- [Work to do] State how many lines contain "with", and write nothing except that count.

- [Records provided]
▼▼▼
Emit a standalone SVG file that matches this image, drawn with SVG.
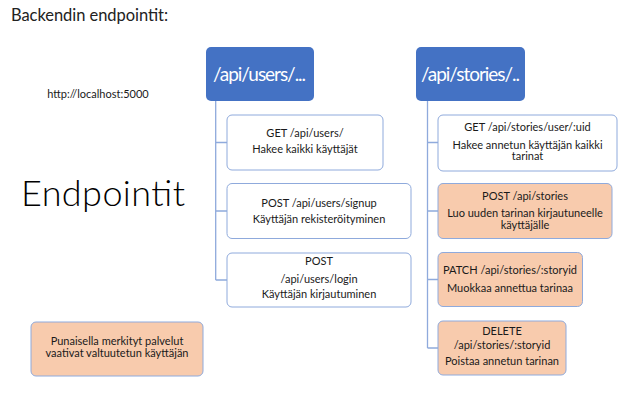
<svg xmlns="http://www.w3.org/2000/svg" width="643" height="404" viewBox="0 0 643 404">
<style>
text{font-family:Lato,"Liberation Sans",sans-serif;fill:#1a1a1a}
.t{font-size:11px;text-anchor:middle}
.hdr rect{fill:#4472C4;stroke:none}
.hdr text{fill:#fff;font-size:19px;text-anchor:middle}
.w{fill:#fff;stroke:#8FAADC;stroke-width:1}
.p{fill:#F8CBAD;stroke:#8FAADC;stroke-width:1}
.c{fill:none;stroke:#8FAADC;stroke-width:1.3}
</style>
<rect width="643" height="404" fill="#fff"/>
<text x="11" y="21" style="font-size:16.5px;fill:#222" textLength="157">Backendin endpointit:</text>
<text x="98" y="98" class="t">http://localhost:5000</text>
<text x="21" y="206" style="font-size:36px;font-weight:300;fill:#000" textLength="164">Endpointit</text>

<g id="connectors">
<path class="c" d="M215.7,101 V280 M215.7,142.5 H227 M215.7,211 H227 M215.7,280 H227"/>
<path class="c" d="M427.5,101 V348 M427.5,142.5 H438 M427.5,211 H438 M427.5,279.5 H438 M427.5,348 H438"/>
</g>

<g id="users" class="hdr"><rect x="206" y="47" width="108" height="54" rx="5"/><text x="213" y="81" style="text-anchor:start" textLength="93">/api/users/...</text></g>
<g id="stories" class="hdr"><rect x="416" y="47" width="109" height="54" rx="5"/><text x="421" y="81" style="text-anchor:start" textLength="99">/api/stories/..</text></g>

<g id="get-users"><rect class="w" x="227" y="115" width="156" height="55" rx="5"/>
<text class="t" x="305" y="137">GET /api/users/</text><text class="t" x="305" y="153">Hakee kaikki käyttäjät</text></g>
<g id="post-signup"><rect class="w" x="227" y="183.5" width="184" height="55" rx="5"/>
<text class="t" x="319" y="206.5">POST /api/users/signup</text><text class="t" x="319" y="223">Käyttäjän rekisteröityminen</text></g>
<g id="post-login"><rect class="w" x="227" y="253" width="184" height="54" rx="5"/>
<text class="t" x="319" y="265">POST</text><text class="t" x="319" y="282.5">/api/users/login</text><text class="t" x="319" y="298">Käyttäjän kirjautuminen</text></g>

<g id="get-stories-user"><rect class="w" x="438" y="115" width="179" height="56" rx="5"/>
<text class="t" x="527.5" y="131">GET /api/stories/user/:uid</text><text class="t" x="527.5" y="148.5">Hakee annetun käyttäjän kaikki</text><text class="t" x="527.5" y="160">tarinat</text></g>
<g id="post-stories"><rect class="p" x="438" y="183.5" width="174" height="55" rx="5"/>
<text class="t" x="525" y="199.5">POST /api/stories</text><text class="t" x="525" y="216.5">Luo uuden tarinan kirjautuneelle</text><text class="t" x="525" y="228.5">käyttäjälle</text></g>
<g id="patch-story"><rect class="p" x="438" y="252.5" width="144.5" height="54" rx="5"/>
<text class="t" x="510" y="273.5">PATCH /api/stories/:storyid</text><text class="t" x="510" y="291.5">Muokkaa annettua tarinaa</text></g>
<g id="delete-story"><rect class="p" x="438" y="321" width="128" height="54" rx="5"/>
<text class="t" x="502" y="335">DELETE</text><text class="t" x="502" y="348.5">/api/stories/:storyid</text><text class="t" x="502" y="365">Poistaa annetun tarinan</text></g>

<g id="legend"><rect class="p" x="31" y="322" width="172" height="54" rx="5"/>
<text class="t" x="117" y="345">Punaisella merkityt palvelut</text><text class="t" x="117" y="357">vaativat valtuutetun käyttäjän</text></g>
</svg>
▲▲▲
▼▼▼
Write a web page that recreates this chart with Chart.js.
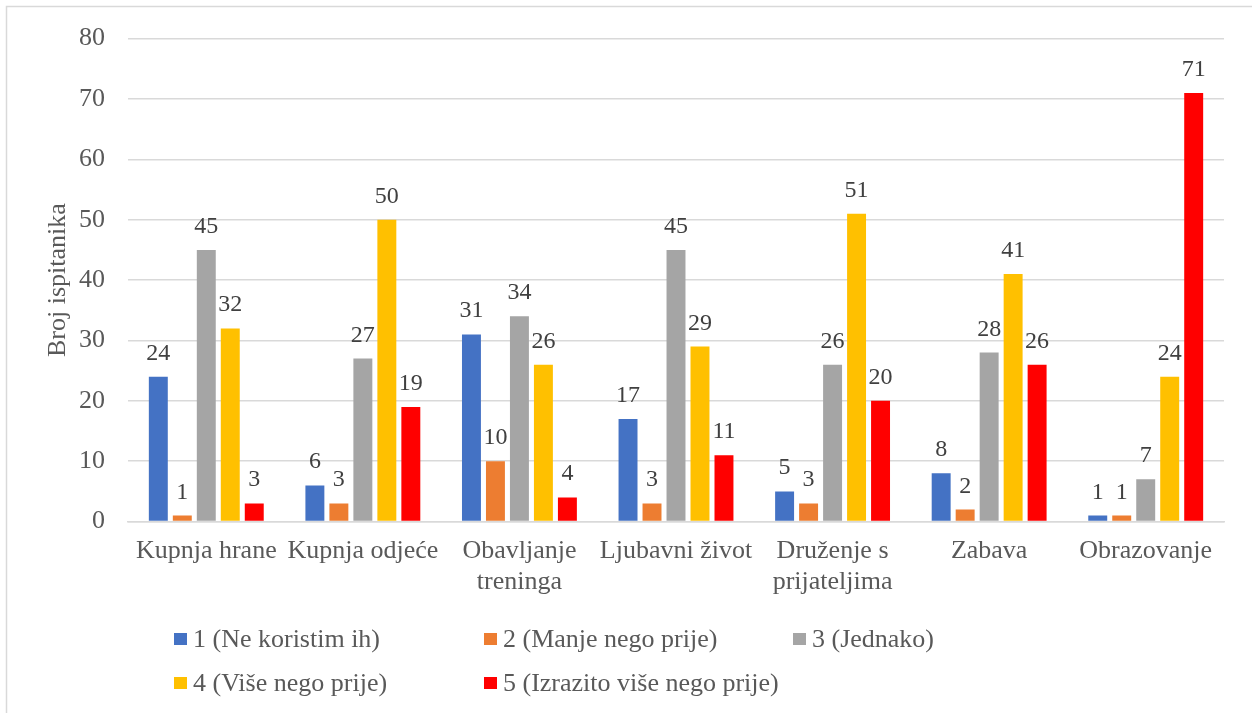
▲▲▲
▼▼▼
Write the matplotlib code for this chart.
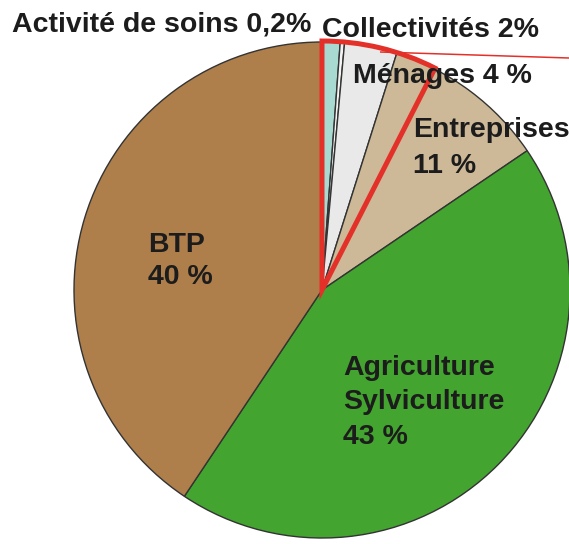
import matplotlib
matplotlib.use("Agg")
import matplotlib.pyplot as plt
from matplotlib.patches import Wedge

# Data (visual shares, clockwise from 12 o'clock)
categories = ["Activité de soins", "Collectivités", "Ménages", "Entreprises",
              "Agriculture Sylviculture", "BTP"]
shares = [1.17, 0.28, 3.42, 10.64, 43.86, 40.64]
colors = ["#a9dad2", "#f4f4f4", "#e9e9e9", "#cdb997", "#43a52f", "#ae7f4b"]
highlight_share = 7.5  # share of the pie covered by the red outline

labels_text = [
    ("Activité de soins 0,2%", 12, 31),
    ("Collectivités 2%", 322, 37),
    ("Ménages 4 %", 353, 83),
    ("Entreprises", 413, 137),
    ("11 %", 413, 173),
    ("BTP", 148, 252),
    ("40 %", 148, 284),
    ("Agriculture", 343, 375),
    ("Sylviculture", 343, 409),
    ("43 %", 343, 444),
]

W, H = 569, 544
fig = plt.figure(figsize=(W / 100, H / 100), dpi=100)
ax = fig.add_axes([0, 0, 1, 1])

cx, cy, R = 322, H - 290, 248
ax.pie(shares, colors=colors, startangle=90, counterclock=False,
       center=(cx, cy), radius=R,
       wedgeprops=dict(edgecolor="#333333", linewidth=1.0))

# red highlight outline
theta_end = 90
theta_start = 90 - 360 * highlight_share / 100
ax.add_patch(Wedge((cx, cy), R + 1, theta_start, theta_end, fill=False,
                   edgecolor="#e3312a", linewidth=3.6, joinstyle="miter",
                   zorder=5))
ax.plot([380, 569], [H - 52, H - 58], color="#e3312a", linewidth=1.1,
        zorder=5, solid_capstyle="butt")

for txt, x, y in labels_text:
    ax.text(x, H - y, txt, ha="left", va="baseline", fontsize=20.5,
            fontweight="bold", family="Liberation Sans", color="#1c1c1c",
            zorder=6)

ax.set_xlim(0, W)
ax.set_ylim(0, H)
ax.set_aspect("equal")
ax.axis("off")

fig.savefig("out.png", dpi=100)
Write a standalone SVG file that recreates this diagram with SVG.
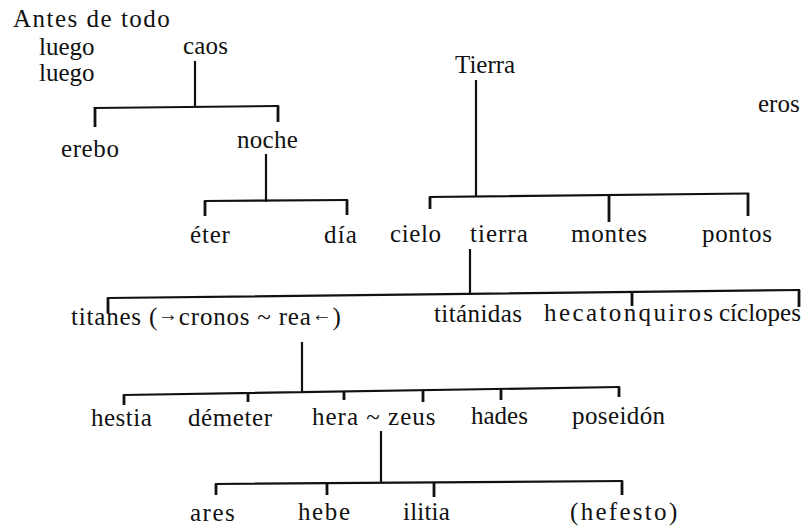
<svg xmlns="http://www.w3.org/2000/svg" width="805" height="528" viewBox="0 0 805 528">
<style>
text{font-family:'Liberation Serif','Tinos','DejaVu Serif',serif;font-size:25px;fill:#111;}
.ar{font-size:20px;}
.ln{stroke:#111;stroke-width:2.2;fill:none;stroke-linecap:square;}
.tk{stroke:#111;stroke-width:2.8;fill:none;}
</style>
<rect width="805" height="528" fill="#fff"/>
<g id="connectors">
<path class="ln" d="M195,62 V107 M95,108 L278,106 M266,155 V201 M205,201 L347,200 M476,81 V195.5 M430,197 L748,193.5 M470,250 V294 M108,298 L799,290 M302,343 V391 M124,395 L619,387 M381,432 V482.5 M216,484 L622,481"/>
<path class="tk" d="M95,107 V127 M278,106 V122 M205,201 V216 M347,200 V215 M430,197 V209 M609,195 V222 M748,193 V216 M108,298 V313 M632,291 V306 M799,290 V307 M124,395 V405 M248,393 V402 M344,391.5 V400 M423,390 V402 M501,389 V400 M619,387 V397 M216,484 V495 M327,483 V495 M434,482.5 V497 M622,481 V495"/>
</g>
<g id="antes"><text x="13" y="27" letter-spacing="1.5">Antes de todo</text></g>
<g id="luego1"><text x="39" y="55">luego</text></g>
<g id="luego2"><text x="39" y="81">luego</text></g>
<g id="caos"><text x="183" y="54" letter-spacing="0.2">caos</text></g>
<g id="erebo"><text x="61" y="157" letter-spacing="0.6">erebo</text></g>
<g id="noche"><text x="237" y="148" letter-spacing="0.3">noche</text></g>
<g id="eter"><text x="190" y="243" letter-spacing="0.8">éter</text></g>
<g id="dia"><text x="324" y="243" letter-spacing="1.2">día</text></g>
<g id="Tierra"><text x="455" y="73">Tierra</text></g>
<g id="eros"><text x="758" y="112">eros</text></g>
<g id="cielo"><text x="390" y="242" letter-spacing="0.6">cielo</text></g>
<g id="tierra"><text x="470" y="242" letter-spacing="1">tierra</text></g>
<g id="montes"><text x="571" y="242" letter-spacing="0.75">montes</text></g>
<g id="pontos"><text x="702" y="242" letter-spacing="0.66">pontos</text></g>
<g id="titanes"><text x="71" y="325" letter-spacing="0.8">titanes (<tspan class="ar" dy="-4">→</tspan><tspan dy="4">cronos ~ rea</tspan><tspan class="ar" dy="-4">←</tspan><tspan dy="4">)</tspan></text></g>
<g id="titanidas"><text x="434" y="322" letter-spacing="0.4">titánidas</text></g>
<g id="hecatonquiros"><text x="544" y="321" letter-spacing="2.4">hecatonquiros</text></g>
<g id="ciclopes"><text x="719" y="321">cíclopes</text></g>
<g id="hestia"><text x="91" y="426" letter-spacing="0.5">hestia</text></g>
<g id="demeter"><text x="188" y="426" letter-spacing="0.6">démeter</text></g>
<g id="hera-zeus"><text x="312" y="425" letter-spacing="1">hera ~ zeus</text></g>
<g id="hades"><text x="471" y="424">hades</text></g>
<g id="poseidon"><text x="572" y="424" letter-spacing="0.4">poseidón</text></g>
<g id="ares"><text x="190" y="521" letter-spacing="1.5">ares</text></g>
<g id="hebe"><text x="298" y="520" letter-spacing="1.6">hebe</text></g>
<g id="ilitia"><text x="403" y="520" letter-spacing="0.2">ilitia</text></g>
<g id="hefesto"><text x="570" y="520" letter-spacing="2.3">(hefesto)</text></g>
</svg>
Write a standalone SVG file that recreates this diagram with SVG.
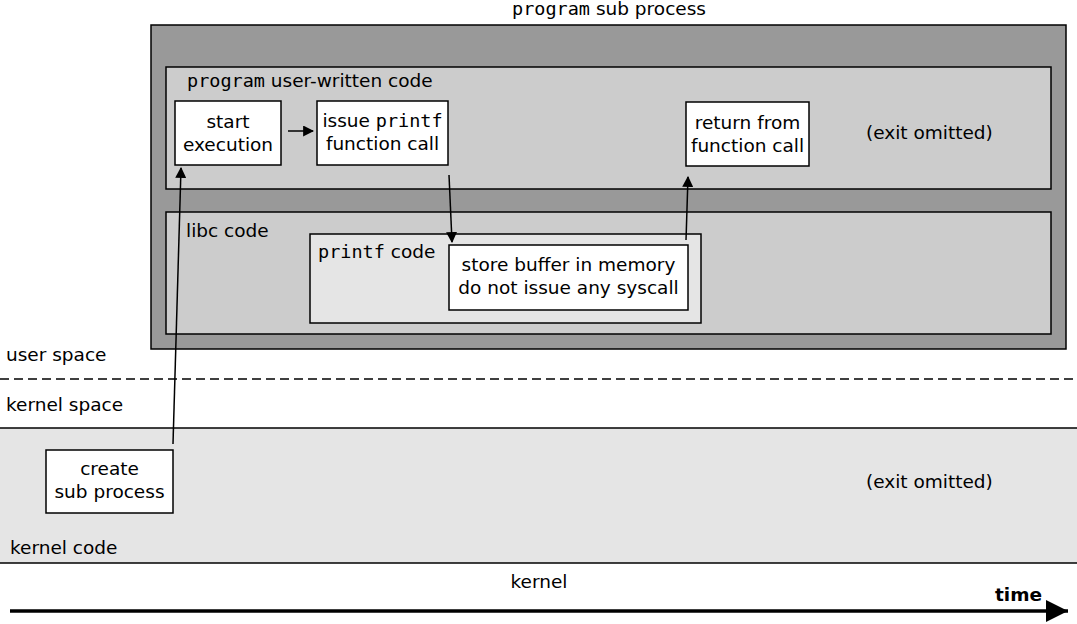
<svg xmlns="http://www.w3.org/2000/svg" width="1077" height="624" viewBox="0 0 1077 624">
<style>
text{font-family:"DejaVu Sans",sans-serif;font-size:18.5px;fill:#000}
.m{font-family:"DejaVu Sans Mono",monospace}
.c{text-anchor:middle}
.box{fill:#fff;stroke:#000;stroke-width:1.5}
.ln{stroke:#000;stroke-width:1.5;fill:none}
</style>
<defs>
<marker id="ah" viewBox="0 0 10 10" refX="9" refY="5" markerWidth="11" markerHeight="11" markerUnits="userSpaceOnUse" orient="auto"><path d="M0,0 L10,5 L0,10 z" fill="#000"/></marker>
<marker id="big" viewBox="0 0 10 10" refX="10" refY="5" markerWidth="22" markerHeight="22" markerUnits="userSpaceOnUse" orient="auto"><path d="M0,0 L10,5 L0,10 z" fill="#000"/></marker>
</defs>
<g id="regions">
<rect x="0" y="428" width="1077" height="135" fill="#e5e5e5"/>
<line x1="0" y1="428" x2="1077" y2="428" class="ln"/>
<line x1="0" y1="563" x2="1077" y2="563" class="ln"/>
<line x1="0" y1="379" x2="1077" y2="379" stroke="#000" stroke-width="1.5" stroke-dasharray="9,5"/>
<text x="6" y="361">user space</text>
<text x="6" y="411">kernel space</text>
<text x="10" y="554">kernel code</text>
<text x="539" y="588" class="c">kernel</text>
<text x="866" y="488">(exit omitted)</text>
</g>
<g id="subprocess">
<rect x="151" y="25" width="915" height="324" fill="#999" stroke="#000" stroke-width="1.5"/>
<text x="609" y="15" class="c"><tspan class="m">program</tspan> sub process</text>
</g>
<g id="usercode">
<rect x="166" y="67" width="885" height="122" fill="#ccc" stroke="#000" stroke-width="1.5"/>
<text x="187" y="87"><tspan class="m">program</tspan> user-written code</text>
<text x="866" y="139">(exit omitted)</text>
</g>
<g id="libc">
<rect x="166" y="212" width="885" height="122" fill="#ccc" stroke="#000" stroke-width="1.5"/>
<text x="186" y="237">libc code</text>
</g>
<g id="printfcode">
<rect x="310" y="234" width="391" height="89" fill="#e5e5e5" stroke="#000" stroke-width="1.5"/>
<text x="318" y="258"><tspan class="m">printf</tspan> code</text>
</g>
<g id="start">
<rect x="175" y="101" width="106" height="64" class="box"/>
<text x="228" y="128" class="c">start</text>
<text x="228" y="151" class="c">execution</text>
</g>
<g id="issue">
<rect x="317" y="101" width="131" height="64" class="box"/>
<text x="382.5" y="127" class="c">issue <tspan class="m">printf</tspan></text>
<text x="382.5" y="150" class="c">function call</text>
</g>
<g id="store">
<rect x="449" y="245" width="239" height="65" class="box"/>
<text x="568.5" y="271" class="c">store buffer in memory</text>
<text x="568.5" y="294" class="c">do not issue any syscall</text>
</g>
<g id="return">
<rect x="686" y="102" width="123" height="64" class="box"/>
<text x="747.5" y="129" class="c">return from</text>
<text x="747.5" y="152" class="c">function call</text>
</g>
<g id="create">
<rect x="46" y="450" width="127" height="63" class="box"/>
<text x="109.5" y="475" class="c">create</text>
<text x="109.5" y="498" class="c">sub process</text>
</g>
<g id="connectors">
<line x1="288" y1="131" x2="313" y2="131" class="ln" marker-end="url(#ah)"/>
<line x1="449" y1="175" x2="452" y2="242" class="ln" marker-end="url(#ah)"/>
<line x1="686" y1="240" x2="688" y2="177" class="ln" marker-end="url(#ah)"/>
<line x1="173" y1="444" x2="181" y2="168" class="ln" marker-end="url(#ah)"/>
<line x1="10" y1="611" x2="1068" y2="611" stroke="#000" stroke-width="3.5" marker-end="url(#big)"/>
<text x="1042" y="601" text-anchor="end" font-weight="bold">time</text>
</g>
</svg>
▲▲▲
- [Output below] 4